For this new case study, the experiments were repeated only for the persistence model, the 1-Cluster model, and the proposed 8-Cluster model. As
Table 6 shows all AE-like CNN models perform better compared to the persistence method, with the proposed 8-Cluster model yielding the best results. In particular, the 8-Cluster model performs improvements of 76.3% and 20% on MSE and SSIM, respectively, compared to persistence.
5.6. Alternative Dataset Split
Aiming to examine the models’ capability in a different dataset split, all experiments were repeated for the 1st case study, for a split that uses 50% on training set, 25% on validation set and 25% on test set. This split was chosen as a more balanced option between training and validation and to evaluate the robustness of the proposed approach toward limited training data availability. The results are depicted in
Table 7.
When compared with the 1-cluster model, the benefit of clustering remains clear, while the 3-Cluster model even shows an improvement in the alternative split, suggesting better generalization with fewer training samples. On the other hand, the 6-Cluster model performs notably worse, as the division into six groups does not secure stable training; in some clusters the model converged prematurely, leading to weak overall results. The proposed 8-Cluster model proves the most consistent, with only slight differences observed across the two splits. This indicates that the approach remains effective even when the amount of training data is reduced.
5.7. Random Perturbation Check
In order to assess the impact of clustering performance on the forecasting outcome, the clustering results were perturbed in a controlled way: Two experiments were conducted for the first case study, where a random fraction of 5% and 10% of the images were reassigned to alternative random clusters. The AE-like CNNs were then re-trained using the perturbed clusters.
Figure 12 indicates that random perturbation of sky image clusters significantly affects performance across all clusters, particularly for clusters associated with more dynamic, cloudy conditions (clusters 1, 6, 7, and 8). In five out of eight clusters, bigger perturbations lead to higher MSE values, as expected. In clusters 1, 3, and 4, the 10% perturbation leads to slightly better results compared to the 5% perturbation, potentially due to the random nature of the imposed perturbation. Even with just a 5% perturbation, forecasting performance deteriorates significantly, with an aggregated MSE increase of 37.81% and an aggregated SSIM decrease of 3.98%. A 10% perturbation further increases the aggregated MSE by 16.41% and decreases the aggregated SSIM by an additional 1.71%. Overall, these results demonstrate the sensitivity of the proposed sky image forecasting model toward the input classification performance and suggest that even a slightly worse sky image classification method would significantly impact forecasting performance. This behavior is expected, as random cluster perturbations decrease cluster cohesion. The bigger the perturbation, the more a cluster resembles the original sky image dataset in terms of variability, but now with significantly less training samples.
6. Conclusions
This paper proposes a multi-step forecasting framework for predicting sequences of ground-based sky images. The proposed approach combined physics-informed clustering of images and AE-like CNN models, which were trained separately for each cluster. In addition, a per-cluster sensitivity analysis was conducted, allowing the model to adapt better to the specific characteristics of each cluster and the rapidly changing sky conditions. Dividing the forecasting task into smaller and more homogeneous groups of data simplified the learning process, reduced training effort, and allowed the CNNs to capture the underlying patterns more effectively, thereby improving their generalization capability. The per-cluster sensitivity analysis further improved the results by up to 61.87% in terms of MSE. These results confirm that physics-informed preprocessing, together with targeted hyperparameter tuning, can make multi-step ahead sky image forecasting feasible even when the available data have relatively low temporal resolution, without the need for excessive computational resources. Apart from the numerical gains, the findings underline the practical importance of careful data preparation when forecasts need to cope with highly variable sky conditions.
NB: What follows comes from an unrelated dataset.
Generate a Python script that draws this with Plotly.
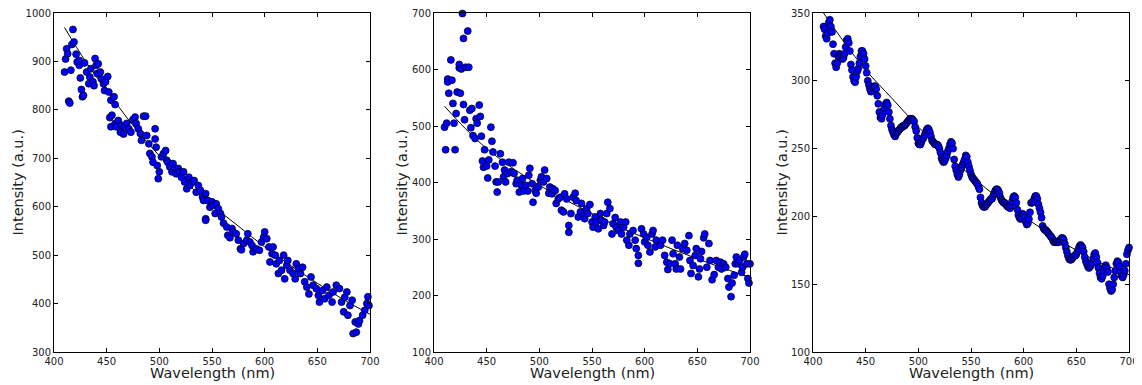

Accurate sky image predictions provide insight into short-term cloud movement and deformation, which in turn enables various solar forecasting applications. The outputs generated by the proposed model can be used as inputs to deep-learning-based PV generation forecasting models that translate predicted sky image sequences into short-term PV energy yield estimates using computer vision techniques such as CNNs. Because the performance of these models strongly depends on the quality of the input data, improvements in sky image forecasting accuracy directly enhance the reliability of PV energy yield predictions. More accurate PV generation forecasting helps mitigate the operational challenges arising from the stochastic behavior of solar generation, particularly under conditions with high PV penetration in electric power systems. Improved short-term PV generation forecasts enable proactive grid management strategies, such as ramp rate mitigation, energy storage scheduling, and load balancing, that reduce voltage dips, frequency fluctuations, and other power quality issues. Consequently, accurate sky image prediction plays a key role in supporting the effective integration of PV systems into electric grids.
Despite the promising results, this study has several limitations that should be acknowledged and addressed in future work. First, both case studies are aligned with the constraints and practical requirements of local community-scale PV systems, where sky images are preprocessed to reduce computational complexity and enable low-cost scalable deployment. Future research could evaluate the proposed method in fundamentally different deployment contexts, i.e., for large-scale PV power plants where fewer hardware constraints allow for the use of high-resolution sky images and more powerful computing platforms and ultimately enable alternative modeling strategies and more detailed image analysis. Second, the proposed method incorporates physics-informed knowledge only at the preprocessing stage, thereby influencing the training of the AE-like CNNs only indirectly. As recent research suggests that embedding physical constraints directly into deep learning model architectures may improve both accuracy and computational efficiency, future work could explore alternative physics-informed CNN designs, which may also enable the use of higher-resolution, colored images. Additional future research directions include integrating the proposed model with a short-term PV generation forecasting framework to enable downstream evaluation of its impact on PV generation prediction performance, as well as conducting expanded comparative studies with other, more computationally intensive state-of-the-art architectures (e.g., Vision Transformers and Generative Adversarial Networks) to assess performance trade-offs relative to increased model complexity.